Che fossero una popolazione affascinante e intrisa di caratteristiche tradizioni era fuori di dubbio. Ma che, addirittura, i sardi custodissero nel loro dna le tracce genetiche grazie alle quali è possibile ricostruire le tappe della civilizzazione sul territorio della seconda isola italiana per grandezza è un dato che contribuisce a renderli ancora più speciali. Il particolare studio sui genomi degli abitanti della Sardegna è stato condotto dall’Università di Pavia e dall’Istituto di Ricerca genetica e biomedica (Irgb) del Consiglio nazionale delle ricerche: secondo quanto riscontrato dagli studiosi, nelle molecole di dna dei 3491 sardi analizzati sarebbero riscontrabili tracce del passato dell’isola, grazie al rinvenimento di molecole assolutamente uniche, risalenti addirittura al periodo precedente e posteriore alla civiltà nuragica (1800 a. C.), nonché all’età neolitica.
Una mappatura genetica decisamente speciale questa, attraverso la quale è possibile non solo attribuire al popolo isolano un ulteriore tratto distintivo ma anche comprendere meglio come e quando sia avvenuto il processo di colonizzazione di questo territorio e, almeno in parte, per quali ragioni tale popolo si distingua in modo così marcato dal resto del nostro Paese. Nell’ambito dell’indagine scientifica, i dna dei cosiddetti “sardi moderni” sono stati confrontati con quelli prelevati da 21 “sardi antichi” (prevalentemente provenienti da siti archeologici databili tra i 6000 e i 4000 anni fa): i dati ottenuti dall’analisi comparativa sono stati poi, a loro volta, sottoposti a un ulteriore confronto con oltre 50 mila genomi moderni e altri 500 antichi (tra i quali quelli della mummia del Similaun, meglio conosciuta con il nome di “Oetzi”). Il risultato, a dir poco sorprendente, ha evidenziato come l’80% dei genomi mitocondriali (la cui trasmissione avviene per via materna) riscontrati negli abitanti della Sardegna, appartenga a gruppi genetici esclusivamente locali, non individuabili in nessun altro territorio.

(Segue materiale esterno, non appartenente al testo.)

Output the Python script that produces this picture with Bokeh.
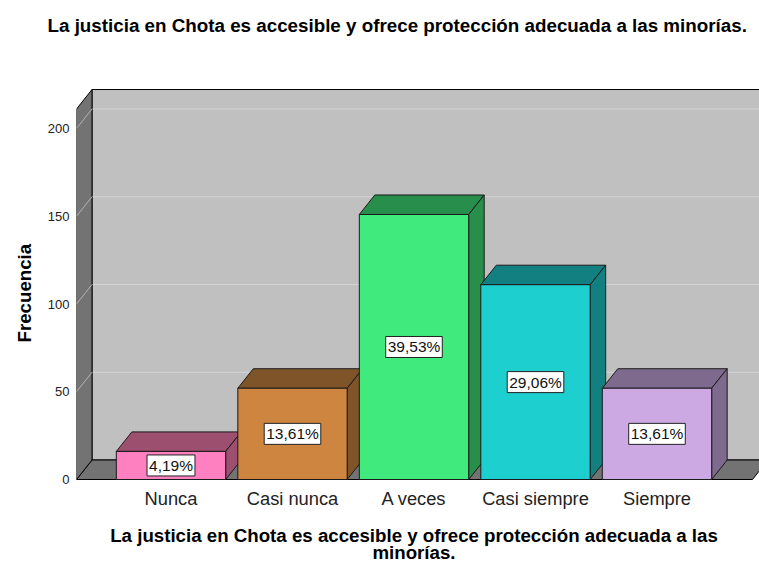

In sostanza, i sardi costituirebbero un vero e proprio popolo, con un dna particolareggiato e ben preciso. Ma non solo: l’analisi dei ricercatori ha evidenziato come, in effetti, nel sangue degli isolani sia presente una sorta di finestra sul passato dell’uomo europeo. Che poi, in fondo, almeno nel caso specifico, tanto europeo non era (quantomeno non del tutto), dal momento che, stando a un approfondimento del team di ricerca, circa il 3% dei dna studiati conserverebbe tracce genetiche di popolazioni che, prima della età nuragica, avrebbero colonizzato l’isola calando in gran parte dall’attuale Medio Oriente e dalle regioni più occidentali dell’Europa. Questi filamenti costituirebbero la prova che, già in età paleolitica e mesolitica (e quindi prima della scoperta dell’agricoltura), la Sardegna fosse abitata, gettando le basi di una storia che, in qualche modo, affonda e “smarrisce” le sue radici nella notte dei tempi.